#### What the exercise asks
Return the listing below exactly, with the pictures dropped.

#### Information supplied
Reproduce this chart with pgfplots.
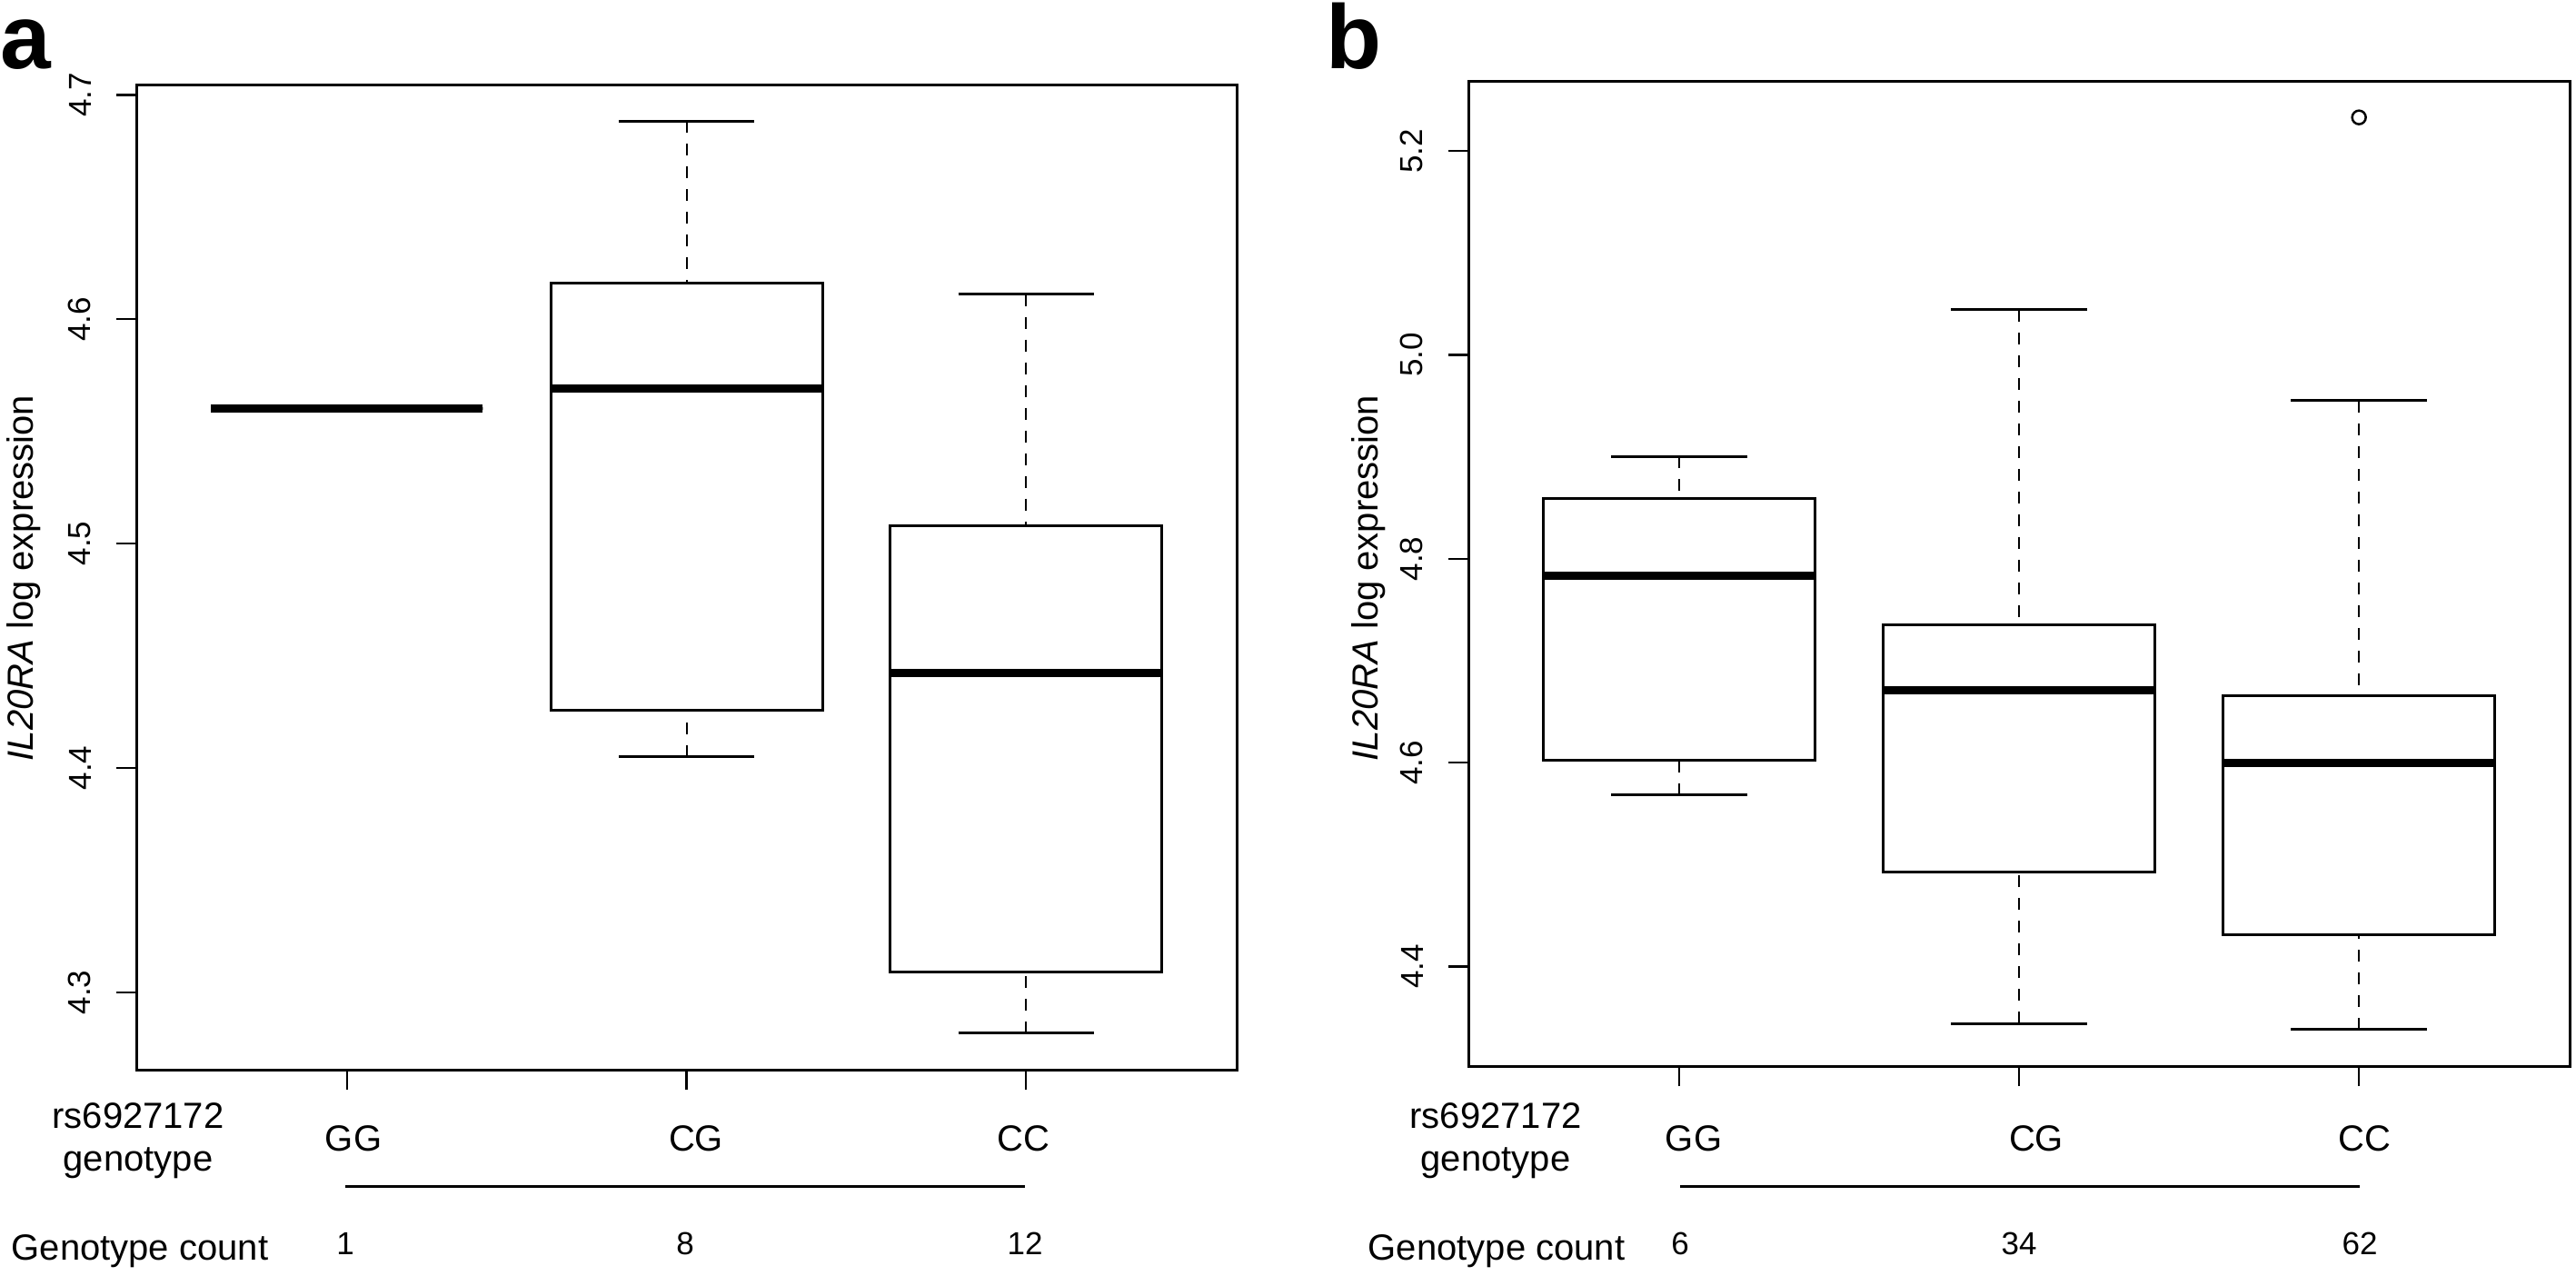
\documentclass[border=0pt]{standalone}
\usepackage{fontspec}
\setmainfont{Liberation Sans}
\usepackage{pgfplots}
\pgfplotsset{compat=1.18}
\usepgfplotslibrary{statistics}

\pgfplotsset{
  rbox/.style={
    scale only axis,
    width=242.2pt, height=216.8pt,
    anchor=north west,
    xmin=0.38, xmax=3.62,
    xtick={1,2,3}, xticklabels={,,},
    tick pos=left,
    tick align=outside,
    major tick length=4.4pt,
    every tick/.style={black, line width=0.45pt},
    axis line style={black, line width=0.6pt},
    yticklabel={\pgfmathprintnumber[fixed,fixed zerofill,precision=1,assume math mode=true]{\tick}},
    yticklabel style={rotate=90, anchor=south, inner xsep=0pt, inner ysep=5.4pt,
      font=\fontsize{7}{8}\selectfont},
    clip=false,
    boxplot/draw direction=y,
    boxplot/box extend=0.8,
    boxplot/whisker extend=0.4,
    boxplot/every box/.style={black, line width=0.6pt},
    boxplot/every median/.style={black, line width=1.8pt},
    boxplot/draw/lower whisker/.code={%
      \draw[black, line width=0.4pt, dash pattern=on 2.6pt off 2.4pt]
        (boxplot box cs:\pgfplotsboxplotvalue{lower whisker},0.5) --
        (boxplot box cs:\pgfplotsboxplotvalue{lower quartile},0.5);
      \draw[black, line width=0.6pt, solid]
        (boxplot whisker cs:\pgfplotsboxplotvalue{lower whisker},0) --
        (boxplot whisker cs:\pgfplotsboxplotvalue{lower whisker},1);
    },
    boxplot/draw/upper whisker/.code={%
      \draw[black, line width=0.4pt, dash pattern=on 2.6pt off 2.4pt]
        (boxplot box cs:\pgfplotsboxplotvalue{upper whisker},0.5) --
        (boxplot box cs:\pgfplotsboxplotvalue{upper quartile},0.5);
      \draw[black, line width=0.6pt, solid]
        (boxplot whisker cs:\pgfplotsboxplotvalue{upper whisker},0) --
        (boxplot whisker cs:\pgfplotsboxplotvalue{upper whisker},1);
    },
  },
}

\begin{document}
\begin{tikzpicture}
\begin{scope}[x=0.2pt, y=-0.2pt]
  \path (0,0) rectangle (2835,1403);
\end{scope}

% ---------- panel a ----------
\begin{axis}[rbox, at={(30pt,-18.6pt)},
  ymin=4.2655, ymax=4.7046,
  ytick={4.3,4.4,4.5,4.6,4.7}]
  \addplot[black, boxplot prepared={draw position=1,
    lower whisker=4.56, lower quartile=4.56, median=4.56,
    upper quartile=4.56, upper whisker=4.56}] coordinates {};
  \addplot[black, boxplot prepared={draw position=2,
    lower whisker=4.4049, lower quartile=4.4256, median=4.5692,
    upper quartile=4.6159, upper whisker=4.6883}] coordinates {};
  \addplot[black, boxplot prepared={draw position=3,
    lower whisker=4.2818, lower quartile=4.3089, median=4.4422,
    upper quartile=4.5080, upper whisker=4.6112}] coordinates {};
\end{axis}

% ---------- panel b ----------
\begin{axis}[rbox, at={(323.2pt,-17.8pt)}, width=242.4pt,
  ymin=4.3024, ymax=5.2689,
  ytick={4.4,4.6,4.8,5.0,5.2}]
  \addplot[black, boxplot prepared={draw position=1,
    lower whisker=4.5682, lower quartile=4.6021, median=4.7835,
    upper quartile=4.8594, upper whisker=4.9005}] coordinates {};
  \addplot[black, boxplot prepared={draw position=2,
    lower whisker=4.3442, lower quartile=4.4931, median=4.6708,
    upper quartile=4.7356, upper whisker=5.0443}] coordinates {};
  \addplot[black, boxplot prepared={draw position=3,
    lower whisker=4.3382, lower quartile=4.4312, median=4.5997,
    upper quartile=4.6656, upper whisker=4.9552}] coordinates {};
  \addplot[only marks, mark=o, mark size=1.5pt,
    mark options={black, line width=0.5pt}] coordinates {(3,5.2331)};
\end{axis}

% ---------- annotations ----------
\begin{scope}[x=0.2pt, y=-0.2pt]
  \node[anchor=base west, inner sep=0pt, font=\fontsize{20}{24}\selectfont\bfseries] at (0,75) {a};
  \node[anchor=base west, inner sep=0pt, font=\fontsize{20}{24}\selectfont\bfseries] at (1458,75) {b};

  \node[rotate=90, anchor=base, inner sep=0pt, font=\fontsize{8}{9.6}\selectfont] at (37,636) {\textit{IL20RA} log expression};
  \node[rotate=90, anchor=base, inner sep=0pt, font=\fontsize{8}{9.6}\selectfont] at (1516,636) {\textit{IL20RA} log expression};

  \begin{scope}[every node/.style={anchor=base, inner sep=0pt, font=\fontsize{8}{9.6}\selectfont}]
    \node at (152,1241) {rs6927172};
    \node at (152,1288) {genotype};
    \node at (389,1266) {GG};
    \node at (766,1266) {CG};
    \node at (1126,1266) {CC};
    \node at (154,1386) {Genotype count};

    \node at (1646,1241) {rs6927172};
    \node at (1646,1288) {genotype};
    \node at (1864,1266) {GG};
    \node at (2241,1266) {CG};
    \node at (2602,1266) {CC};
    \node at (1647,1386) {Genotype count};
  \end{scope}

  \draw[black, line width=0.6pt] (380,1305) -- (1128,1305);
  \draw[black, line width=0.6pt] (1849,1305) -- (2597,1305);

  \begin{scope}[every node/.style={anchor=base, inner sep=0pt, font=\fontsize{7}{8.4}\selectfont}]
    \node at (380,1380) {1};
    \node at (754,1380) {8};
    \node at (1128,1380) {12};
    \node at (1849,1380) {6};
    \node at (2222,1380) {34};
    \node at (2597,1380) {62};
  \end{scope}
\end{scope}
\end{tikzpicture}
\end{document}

#### Solution
Reproduce this chart with pgfplots.
\documentclass[border=0pt]{standalone}
\usepackage{fontspec}
\setmainfont{Liberation Sans}
\usepackage{pgfplots}
\pgfplotsset{compat=1.18}
\usepgfplotslibrary{statistics}

\pgfplotsset{
  rbox/.style={
    scale only axis,
    width=242.2pt, height=216.8pt,
    anchor=north west,
    xmin=0.38, xmax=3.62,
    xtick={1,2,3}, xticklabels={,,},
    tick pos=left,
    tick align=outside,
    major tick length=4.4pt,
    every tick/.style={black, line width=0.45pt},
    axis line style={black, line width=0.6pt},
    yticklabel={\pgfmathprintnumber[fixed,fixed zerofill,precision=1,assume math mode=true]{\tick}},
    yticklabel style={rotate=90, anchor=south, inner xsep=0pt, inner ysep=5.4pt,
      font=\fontsize{7}{8}\selectfont},
    clip=false,
    boxplot/draw direction=y,
    boxplot/box extend=0.8,
    boxplot/whisker extend=0.4,
    boxplot/every box/.style={black, line width=0.6pt},
    boxplot/every median/.style={black, line width=1.8pt},
    boxplot/draw/lower whisker/.code={%
      \draw[black, line width=0.4pt, dash pattern=on 2.6pt off 2.4pt]
        (boxplot box cs:\pgfplotsboxplotvalue{lower whisker},0.5) --
        (boxplot box cs:\pgfplotsboxplotvalue{lower quartile},0.5);
      \draw[black, line width=0.6pt, solid]
        (boxplot whisker cs:\pgfplotsboxplotvalue{lower whisker},0) --
        (boxplot whisker cs:\pgfplotsboxplotvalue{lower whisker},1);
    },
    boxplot/draw/upper whisker/.code={%
      \draw[black, line width=0.4pt, dash pattern=on 2.6pt off 2.4pt]
        (boxplot box cs:\pgfplotsboxplotvalue{upper whisker},0.5) --
        (boxplot box cs:\pgfplotsboxplotvalue{upper quartile},0.5);
      \draw[black, line width=0.6pt, solid]
        (boxplot whisker cs:\pgfplotsboxplotvalue{upper whisker},0) --
        (boxplot whisker cs:\pgfplotsboxplotvalue{upper whisker},1);
    },
  },
}

\begin{document}
\begin{tikzpicture}
\begin{scope}[x=0.2pt, y=-0.2pt]
  \path (0,0) rectangle (2835,1403);
\end{scope}

% ---------- panel a ----------
\begin{axis}[rbox, at={(30pt,-18.6pt)},
  ymin=4.2655, ymax=4.7046,
  ytick={4.3,4.4,4.5,4.6,4.7}]
  \addplot[black, boxplot prepared={draw position=1,
    lower whisker=4.56, lower quartile=4.56, median=4.56,
    upper quartile=4.56, upper whisker=4.56}] coordinates {};
  \addplot[black, boxplot prepared={draw position=2,
    lower whisker=4.4049, lower quartile=4.4256, median=4.5692,
    upper quartile=4.6159, upper whisker=4.6883}] coordinates {};
  \addplot[black, boxplot prepared={draw position=3,
    lower whisker=4.2818, lower quartile=4.3089, median=4.4422,
    upper quartile=4.5080, upper whisker=4.6112}] coordinates {};
\end{axis}

% ---------- panel b ----------
\begin{axis}[rbox, at={(323.2pt,-17.8pt)}, width=242.4pt,
  ymin=4.3024, ymax=5.2689,
  ytick={4.4,4.6,4.8,5.0,5.2}]
  \addplot[black, boxplot prepared={draw position=1,
    lower whisker=4.5682, lower quartile=4.6021, median=4.7835,
    upper quartile=4.8594, upper whisker=4.9005}] coordinates {};
  \addplot[black, boxplot prepared={draw position=2,
    lower whisker=4.3442, lower quartile=4.4931, median=4.6708,
    upper quartile=4.7356, upper whisker=5.0443}] coordinates {};
  \addplot[black, boxplot prepared={draw position=3,
    lower whisker=4.3382, lower quartile=4.4312, median=4.5997,
    upper quartile=4.6656, upper whisker=4.9552}] coordinates {};
  \addplot[only marks, mark=o, mark size=1.5pt,
    mark options={black, line width=0.5pt}] coordinates {(3,5.2331)};
\end{axis}

% ---------- annotations ----------
\begin{scope}[x=0.2pt, y=-0.2pt]
  \node[anchor=base west, inner sep=0pt, font=\fontsize{20}{24}\selectfont\bfseries] at (0,75) {a};
  \node[anchor=base west, inner sep=0pt, font=\fontsize{20}{24}\selectfont\bfseries] at (1458,75) {b};

  \node[rotate=90, anchor=base, inner sep=0pt, font=\fontsize{8}{9.6}\selectfont] at (37,636) {\textit{IL20RA} log expression};
  \node[rotate=90, anchor=base, inner sep=0pt, font=\fontsize{8}{9.6}\selectfont] at (1516,636) {\textit{IL20RA} log expression};

  \begin{scope}[every node/.style={anchor=base, inner sep=0pt, font=\fontsize{8}{9.6}\selectfont}]
    \node at (152,1241) {rs6927172};
    \node at (152,1288) {genotype};
    \node at (389,1266) {GG};
    \node at (766,1266) {CG};
    \node at (1126,1266) {CC};
    \node at (154,1386) {Genotype count};

    \node at (1646,1241) {rs6927172};
    \node at (1646,1288) {genotype};
    \node at (1864,1266) {GG};
    \node at (2241,1266) {CG};
    \node at (2602,1266) {CC};
    \node at (1647,1386) {Genotype count};
  \end{scope}

  \draw[black, line width=0.6pt] (380,1305) -- (1128,1305);
  \draw[black, line width=0.6pt] (1849,1305) -- (2597,1305);

  \begin{scope}[every node/.style={anchor=base, inner sep=0pt, font=\fontsize{7}{8.4}\selectfont}]
    \node at (380,1380) {1};
    \node at (754,1380) {8};
    \node at (1128,1380) {12};
    \node at (1849,1380) {6};
    \node at (2222,1380) {34};
    \node at (2597,1380) {62};
  \end{scope}
\end{scope}
\end{tikzpicture}
\end{document}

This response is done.